Wednesday night, Shania Twain's first network TV special airs on CBS. Shania Twain's Winter Break also will feature guest appearances by Elton John and the Backstreet Boys.

The singer-songwriter says she is especially excited about Elton John's appearance, calling him "my absolute favorite of all times forever... He's got so much soul."

And the music of the Backstreet Boys has special meaning for her, because she frequently listened to it before going onstage during her concert tour.

"I put them on, because it warms my voice up, because there's so many different vocal things going on," says Twain. "And I just dance and rock the [tour] bus for 20 minutes before I go onstage."

Twain picked up two trophies at last month's Grammy Awards ceremony for You're Still the One, which won as best country song for Twain and husband Robert John "Mutt" Lange, and as female country vocal performance for Twain.

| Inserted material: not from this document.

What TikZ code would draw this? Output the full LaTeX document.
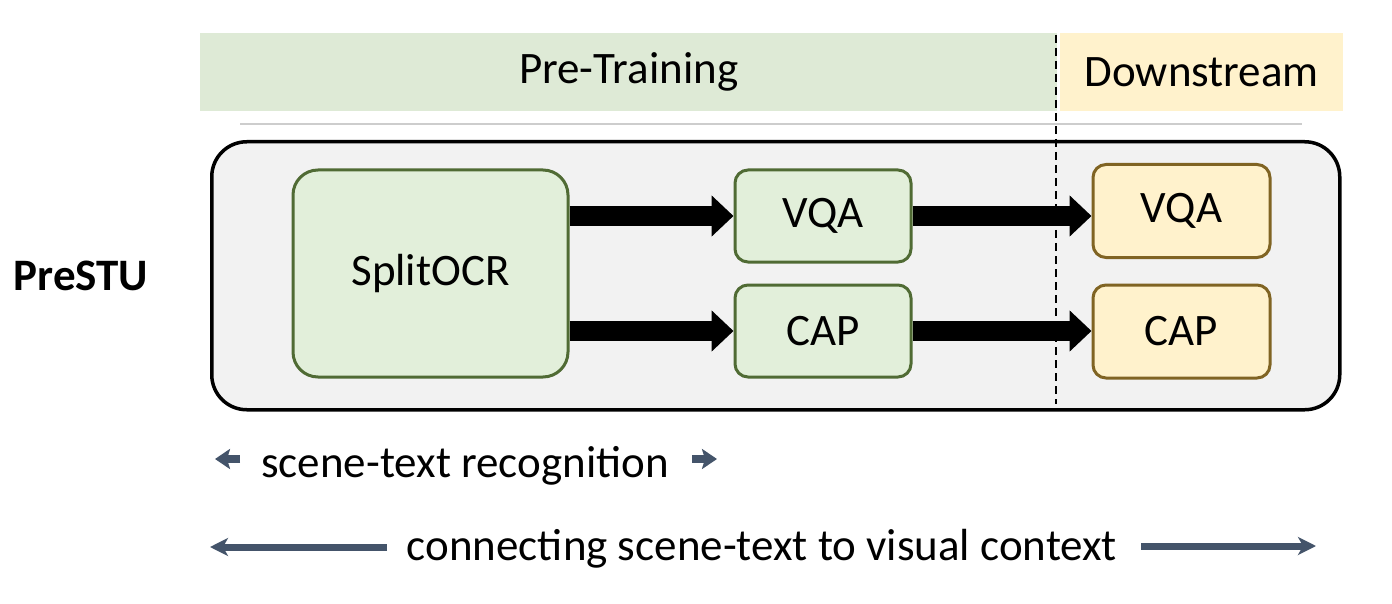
\documentclass[tikz,border=0pt]{standalone}
\usepackage{fontspec}
\setmainfont{Carlito}
\usetikzlibrary{arrows.meta}
\definecolor{hdrgreen}{RGB}{222,234,214}
\definecolor{hdryellow}{RGB}{255,242,204}
\definecolor{boxgreen}{RGB}{226,239,218}
\definecolor{edgegreen}{RGB}{80,107,52}
\definecolor{boxyellow}{RGB}{255,242,204}
\definecolor{edgeyellow}{RGB}{128,100,35}
\definecolor{outerfill}{RGB}{242,242,242}
\definecolor{slate}{RGB}{68,84,106}
\definecolor{rulegray}{RGB}{205,205,205}
\tikzset{
  txt/.style={font=\fontsize{45}{53}\selectfont, inner sep=0pt},
  hdr/.style={txt, minimum height=78pt, anchor=north west},
  gbox/.style={txt, draw=edgegreen, fill=boxgreen, line width=3pt, rounded corners=13pt, minimum width=176pt, minimum height=92pt},
  ybox/.style={txt, draw=edgeyellow, fill=boxyellow, line width=3pt, rounded corners=13pt, minimum width=177pt, minimum height=93pt},
  bigarrow/.style={line width=20pt, -{Triangle[width=40pt,length=22pt]}},
  slatearrow/.style={draw=slate, line width=7pt, -{Stealth[width=18pt,length=18pt,inset=5pt]}},
  smallarrow/.style={draw=slate, line width=8.5pt, -{Stealth[width=20pt,length=15pt,inset=3pt]}},
}
\begin{document}
\begin{tikzpicture}[x=1pt,y=-1pt]
\useasboundingbox (0,0) rectangle (1392,604);
% headers
\node[hdr, fill=hdrgreen, minimum width=857pt] (pre) at (200,33) {Pre-Training};
\node[hdr, fill=hdryellow, minimum width=283pt] (down) at (1060,33) {Downstream};
% thin rule
\coordinate (ruleL) at (240,124);
\coordinate (ruleR) at (1302,124);
\draw[rulegray, line width=1.5pt] (ruleL) -- (ruleR);
% outer box
\node[draw=black, fill=outerfill, line width=3.5pt, rounded corners=35pt, minimum width=1128pt, minimum height=268pt, inner sep=0pt, anchor=north west] (outer) at (210,140) {};
% dashed separator
\coordinate (dashT) at (1056,35);
\coordinate (dashB) at (1056,404);
\draw[black, line width=1.8pt, dash pattern=on 8pt off 5pt] (dashT) -- (dashB);
% label
\node[txt, font=\fontsize{45}{53}\selectfont\bfseries] (prestu) at (81,276) {PreSTU};
% boxes
\node[txt, draw=edgegreen, fill=boxgreen, line width=3pt, rounded corners=25pt, minimum width=275pt, minimum height=207pt] (split) at (430.5,273.5) {SplitOCR};
\node[gbox] (gvqa) at (823,216) {VQA};
\node[gbox] (gcap) at (823,331) {CAP};
\node[ybox] (yvqa) at (1181.5,211) {VQA};
\node[ybox] (ycap) at (1181.5,331.5) {CAP};
% thick arrows
\draw[bigarrow] (split.east |- gvqa.west) -- (gvqa.west);
\draw[bigarrow] (split.east |- gcap.west) -- (gcap.west);
\draw[bigarrow] (gvqa.east) -- (gvqa.east -| yvqa.west);
\draw[bigarrow] (gcap.east) -- (gcap.east -| ycap.west);
% bottom labels
\node[txt, anchor=base] (str) at (465,477) {scene-text recognition};
\node[txt, anchor=base] (conn) at (762,560) {connecting scene-text to visual context};
\coordinate (sa1) at (240,459);
\coordinate (sa2) at (215,459);
\coordinate (sb1) at (692,459);
\coordinate (sb2) at (717,459);
\draw[smallarrow] (sa1) -- (sa2);
\draw[smallarrow] (sb1) -- (sb2);
\coordinate (la1) at (387,547);
\coordinate (la2) at (210,547);
\coordinate (lb1) at (1141,546);
\coordinate (lb2) at (1316,546);
\draw[slatearrow] (la1) -- (la2);
\draw[slatearrow] (lb1) -- (lb2);
\end{tikzpicture}
\end{document}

While she's riding the wave of success now, success was a long time coming, she said in a recent interview with CBS This Morning Co-Anchor Mark McEwen. When she was 8 years old, Twain was singing at local nightclubs. Her childhood wasn't easy. Her family was poor and, when she was 21, her mother and stepfather were killed in an auto accident, leaving Twain to raise her siblings.

Asked if life was as bleak and as tough as it sounds like it was, Twain replies, "Yeah. It was... Our electricity sometimes would get shut off. And there were a lot of times we didn't have food. And sometimes we couldn't even afford to go to the laundromat. A lot of times, I was doing laundry in the tub."

While she says she doesn't want anyone to feel sorry for her or to get the impression that her family was "always dirt, dirt poor," she adds, "I also don't want them to get the impression that I'm in any way embellishing this rags-to-riches story."

While many young girls dream of someday becoming a star, Twain says her fantasy was to become Stevie Wonder's backup singer.

"I thought that would make me rich. And it probably would have made me rich," she recalls. "For some reason, I didn't dream of being him. I didn't dream of being [a] star."

When she was a child, she defined a rich person as "anyone who lived in a brick house and could afford to eat roast beef. And ironically now, I'm a vegetarian. I don't eat roast beef anyway."